Return all lines with the word "this" in them.

▶ **Entries shown**:
====================
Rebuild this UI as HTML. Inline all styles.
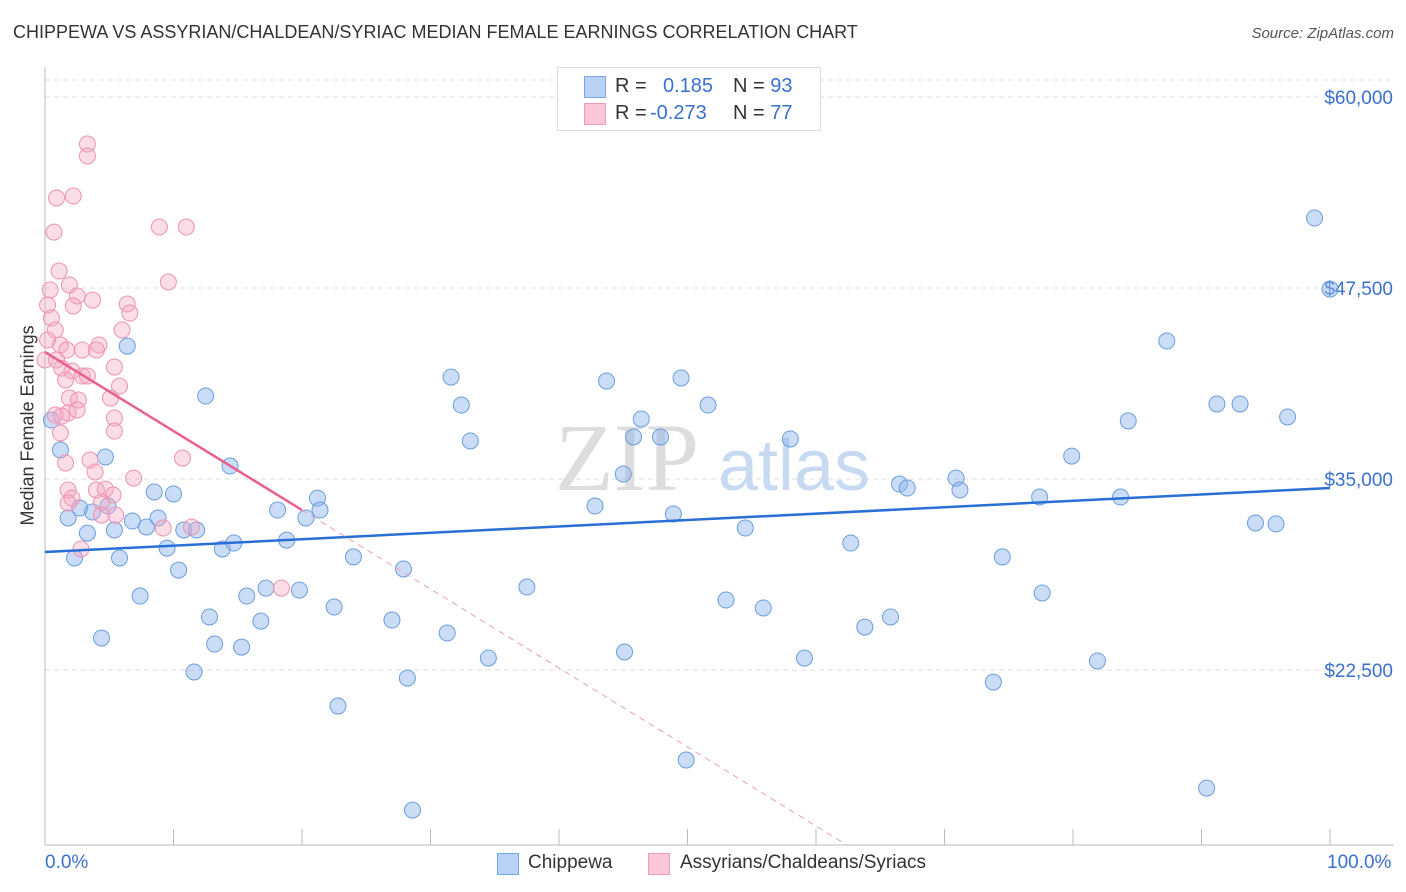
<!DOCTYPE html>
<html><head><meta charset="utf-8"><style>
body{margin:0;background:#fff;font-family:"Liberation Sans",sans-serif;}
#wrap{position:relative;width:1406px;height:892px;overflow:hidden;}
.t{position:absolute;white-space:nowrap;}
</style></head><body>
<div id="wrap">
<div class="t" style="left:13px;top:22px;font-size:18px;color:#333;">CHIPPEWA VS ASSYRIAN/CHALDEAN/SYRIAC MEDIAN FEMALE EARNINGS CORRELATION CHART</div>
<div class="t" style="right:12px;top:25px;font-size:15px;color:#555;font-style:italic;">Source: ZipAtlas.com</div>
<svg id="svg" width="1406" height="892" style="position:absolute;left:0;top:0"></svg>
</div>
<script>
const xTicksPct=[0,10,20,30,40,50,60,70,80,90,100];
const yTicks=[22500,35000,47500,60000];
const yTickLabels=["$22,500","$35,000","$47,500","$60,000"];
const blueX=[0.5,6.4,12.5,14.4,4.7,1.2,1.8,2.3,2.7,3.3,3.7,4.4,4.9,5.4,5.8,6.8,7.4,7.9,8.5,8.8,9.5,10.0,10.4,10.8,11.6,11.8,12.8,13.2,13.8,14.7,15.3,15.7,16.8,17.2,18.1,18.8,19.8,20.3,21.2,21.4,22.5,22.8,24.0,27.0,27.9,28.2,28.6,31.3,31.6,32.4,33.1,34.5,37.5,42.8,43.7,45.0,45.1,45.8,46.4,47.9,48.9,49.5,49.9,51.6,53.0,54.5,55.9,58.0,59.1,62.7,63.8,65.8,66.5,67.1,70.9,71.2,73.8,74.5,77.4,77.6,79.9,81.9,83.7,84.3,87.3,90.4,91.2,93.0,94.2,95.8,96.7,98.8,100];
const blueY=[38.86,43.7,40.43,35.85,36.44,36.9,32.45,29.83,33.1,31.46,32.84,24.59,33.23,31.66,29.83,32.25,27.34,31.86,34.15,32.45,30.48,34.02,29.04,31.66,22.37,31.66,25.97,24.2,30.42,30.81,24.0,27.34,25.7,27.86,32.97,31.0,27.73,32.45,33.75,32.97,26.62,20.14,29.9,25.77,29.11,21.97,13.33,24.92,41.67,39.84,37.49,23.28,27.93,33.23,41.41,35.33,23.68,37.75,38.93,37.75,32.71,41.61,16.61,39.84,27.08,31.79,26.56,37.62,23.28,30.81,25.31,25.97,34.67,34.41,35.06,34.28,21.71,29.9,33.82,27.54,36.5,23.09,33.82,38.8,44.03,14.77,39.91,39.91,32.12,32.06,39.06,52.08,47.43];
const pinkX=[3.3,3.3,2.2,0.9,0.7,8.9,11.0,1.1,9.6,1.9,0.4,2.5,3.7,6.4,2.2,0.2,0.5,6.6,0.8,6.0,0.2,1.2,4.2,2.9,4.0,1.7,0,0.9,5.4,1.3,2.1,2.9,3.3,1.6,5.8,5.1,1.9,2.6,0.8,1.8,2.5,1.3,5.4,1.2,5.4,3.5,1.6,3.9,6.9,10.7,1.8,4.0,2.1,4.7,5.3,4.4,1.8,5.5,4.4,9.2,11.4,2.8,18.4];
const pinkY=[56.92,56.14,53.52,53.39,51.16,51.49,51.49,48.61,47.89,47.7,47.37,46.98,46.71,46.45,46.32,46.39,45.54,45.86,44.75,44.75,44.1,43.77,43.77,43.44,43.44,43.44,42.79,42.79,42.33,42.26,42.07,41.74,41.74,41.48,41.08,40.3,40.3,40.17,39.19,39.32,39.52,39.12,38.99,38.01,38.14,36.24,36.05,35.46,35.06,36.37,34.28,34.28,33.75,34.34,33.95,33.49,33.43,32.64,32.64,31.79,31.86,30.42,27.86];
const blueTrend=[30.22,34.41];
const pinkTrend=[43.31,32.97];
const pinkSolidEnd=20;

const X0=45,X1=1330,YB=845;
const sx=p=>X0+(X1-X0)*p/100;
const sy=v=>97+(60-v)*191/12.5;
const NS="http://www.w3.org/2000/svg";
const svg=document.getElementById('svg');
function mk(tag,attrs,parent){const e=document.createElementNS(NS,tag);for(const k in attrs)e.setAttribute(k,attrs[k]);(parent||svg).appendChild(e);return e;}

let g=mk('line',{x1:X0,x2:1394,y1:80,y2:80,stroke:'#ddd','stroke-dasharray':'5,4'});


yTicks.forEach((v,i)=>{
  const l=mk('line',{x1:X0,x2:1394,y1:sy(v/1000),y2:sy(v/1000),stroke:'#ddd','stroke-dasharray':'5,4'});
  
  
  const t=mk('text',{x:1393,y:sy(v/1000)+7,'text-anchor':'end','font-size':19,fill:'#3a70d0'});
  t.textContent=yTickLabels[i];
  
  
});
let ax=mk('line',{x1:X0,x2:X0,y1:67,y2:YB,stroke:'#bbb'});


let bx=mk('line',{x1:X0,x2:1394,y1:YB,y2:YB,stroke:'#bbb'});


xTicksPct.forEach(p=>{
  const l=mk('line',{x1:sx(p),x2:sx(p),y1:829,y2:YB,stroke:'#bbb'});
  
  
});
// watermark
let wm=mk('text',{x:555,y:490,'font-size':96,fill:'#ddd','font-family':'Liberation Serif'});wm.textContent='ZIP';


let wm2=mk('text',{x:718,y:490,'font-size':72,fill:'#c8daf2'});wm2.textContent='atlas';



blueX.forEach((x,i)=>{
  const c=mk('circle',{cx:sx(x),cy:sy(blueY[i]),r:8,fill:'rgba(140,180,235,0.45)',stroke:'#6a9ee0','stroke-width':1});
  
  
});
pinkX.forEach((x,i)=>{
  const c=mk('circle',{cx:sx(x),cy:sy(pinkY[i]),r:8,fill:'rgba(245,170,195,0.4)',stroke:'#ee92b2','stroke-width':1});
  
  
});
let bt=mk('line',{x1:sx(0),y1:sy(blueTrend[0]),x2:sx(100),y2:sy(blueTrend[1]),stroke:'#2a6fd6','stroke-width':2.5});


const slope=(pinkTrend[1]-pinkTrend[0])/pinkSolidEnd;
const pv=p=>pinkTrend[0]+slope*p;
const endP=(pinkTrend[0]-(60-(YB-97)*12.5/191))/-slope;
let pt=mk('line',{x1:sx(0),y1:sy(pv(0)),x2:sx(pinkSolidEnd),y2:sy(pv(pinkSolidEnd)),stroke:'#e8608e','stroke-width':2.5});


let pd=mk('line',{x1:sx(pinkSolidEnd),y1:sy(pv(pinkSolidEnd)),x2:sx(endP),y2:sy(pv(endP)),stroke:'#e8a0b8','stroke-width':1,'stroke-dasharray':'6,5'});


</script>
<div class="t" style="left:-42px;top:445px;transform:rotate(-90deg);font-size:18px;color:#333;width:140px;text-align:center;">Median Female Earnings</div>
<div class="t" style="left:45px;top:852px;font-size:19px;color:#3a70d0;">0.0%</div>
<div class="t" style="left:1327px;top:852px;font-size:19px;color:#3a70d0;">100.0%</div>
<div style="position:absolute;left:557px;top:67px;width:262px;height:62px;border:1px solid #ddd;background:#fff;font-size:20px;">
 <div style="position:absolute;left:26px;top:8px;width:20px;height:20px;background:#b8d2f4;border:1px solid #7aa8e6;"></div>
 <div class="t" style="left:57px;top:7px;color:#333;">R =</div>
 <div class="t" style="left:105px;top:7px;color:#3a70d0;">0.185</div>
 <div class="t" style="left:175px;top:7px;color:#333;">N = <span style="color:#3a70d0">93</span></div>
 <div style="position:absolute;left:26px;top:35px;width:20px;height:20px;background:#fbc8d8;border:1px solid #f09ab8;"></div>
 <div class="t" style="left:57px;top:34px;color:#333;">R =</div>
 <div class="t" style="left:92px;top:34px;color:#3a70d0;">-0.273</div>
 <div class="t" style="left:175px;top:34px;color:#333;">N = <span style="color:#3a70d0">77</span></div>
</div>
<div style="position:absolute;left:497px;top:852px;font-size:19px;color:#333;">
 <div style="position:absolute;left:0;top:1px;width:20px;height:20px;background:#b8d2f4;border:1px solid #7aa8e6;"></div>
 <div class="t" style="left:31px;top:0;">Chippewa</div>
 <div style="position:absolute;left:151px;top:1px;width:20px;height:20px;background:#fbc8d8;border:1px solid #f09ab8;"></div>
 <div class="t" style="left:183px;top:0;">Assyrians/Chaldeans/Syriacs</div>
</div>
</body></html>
====================
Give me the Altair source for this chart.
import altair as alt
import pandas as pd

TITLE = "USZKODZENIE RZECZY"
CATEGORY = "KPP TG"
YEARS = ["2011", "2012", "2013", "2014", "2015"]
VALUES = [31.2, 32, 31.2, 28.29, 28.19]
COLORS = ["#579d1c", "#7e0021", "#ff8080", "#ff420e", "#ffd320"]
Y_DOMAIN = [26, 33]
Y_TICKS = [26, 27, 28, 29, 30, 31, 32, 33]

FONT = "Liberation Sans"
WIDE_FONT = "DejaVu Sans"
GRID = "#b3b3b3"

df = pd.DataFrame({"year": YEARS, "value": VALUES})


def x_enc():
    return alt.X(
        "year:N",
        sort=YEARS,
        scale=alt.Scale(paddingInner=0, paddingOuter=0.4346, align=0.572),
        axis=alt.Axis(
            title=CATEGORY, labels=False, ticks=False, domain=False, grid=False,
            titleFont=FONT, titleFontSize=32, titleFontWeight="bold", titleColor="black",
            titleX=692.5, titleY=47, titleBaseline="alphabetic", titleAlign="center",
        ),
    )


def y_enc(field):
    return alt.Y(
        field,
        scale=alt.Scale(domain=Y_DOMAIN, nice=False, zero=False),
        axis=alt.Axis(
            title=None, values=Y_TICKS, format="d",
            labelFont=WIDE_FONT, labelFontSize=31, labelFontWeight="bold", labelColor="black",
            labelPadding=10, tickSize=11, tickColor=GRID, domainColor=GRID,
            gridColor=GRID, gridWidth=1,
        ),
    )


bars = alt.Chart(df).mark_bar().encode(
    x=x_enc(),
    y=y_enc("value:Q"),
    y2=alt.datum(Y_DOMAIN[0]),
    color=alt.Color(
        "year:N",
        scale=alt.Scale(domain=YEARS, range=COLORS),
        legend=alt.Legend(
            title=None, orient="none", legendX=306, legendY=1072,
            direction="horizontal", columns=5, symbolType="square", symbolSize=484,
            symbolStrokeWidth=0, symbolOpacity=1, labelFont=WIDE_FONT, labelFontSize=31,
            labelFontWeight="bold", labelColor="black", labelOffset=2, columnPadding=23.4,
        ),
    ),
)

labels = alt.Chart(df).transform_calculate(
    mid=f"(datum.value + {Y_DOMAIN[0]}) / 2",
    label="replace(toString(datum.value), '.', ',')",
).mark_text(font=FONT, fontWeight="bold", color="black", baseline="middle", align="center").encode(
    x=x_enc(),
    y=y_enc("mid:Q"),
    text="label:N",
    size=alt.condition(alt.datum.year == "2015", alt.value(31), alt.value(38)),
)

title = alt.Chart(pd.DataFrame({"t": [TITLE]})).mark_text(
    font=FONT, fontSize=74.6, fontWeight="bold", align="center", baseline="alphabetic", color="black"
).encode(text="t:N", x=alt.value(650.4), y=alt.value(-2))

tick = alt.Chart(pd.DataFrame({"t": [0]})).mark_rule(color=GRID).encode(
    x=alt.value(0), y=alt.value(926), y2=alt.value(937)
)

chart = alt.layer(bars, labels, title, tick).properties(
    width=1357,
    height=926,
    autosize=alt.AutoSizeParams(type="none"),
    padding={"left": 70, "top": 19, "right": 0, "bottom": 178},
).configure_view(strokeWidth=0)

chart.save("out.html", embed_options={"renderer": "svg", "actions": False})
====================
▶ **Response**:
Rebuild this UI as HTML. Inline all styles.
Give me the Altair source for this chart.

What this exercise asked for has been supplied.